«Todo pasa por algo», «esto que me ha pasado es una señal», «voy a ver el horóscopo» o «es mi amuleto de la suerte». Frases con las que todos bromeamos, pero a las que también recurrimos sin ser muy conscientes. Como letanías que, de algún modo, expresan el deseo de que nuestra vida no pase flotando sobre la superficie en una época en la que, cada vez más, parece que la práctica de las creencias se abandona. Por falta de sentido, de reflexión, de profundidad, o por falta de capacidad para mantenerse en las intuiciones que algún día tuviste.

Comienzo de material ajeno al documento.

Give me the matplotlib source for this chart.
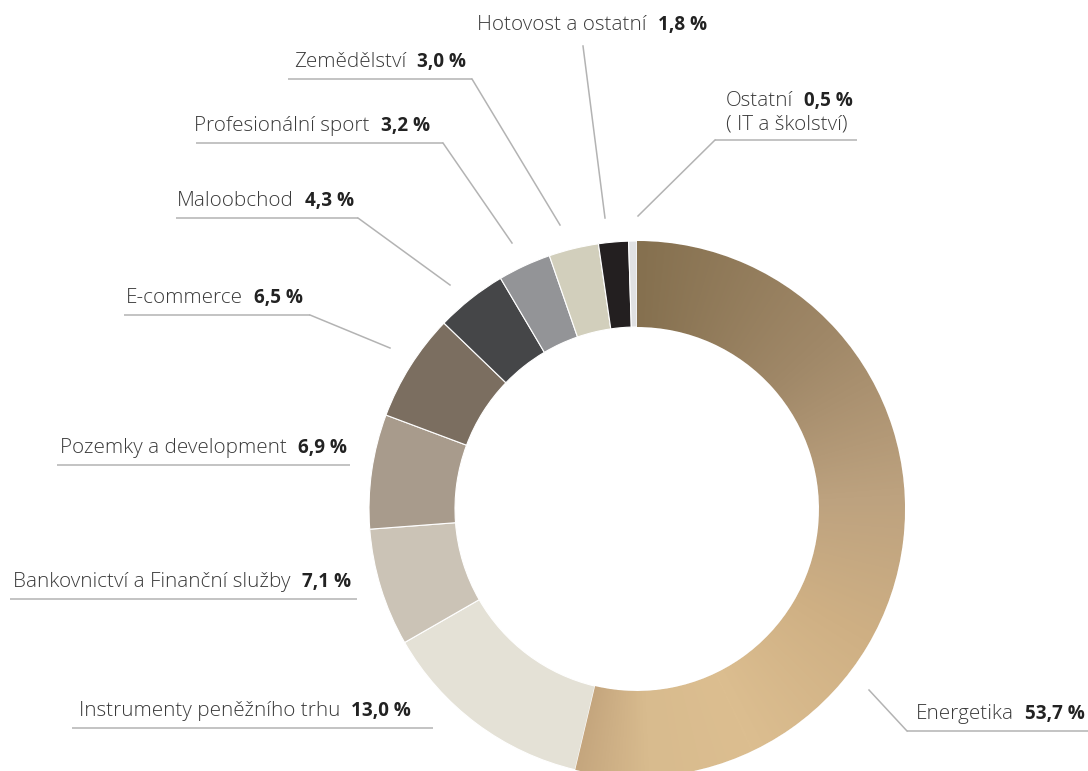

Para una sociedad tan habituada a los hashtags, las campañas, las indignaciones y las modas frenéticas, este tipo de oraciones encaja como un guante. Llevar al cuello la medalla de la virgen del pueblo no necesariamente te exige ser más amable en la oficina. Leer tu horóscopo para saber qué tal tu semana no suele ser una llamada a mirar al hermano. Y así con un montón de cosas.

Y entonces la pregunta. Una que surge de lo más escondido de tu silencio. Una que nos hacemos muchos y que determina en gran medida el modo en que nos planteamos la cotidianidad del día a día y lo extraordinario de unas vacaciones en el mar: ¿Creo? ¿En qué? Y, sobre todo, ¿para qué? Acostumbrados a vivir de eslóganes o de gestos de poca hondura, el reto es enorme: vivir lo que crees sobre el terreno de lo concreto. El tiempo regalado, la ternura en la tormenta o la paciencia con la fragilidad (la propia y la ajena), con las manos de cristal y los pies desnudos. Porque creer es fácil, lo difícil es hacerlo tierra. Pero cuando se le encuentra el sentido, entonces empieza la aventura de creer.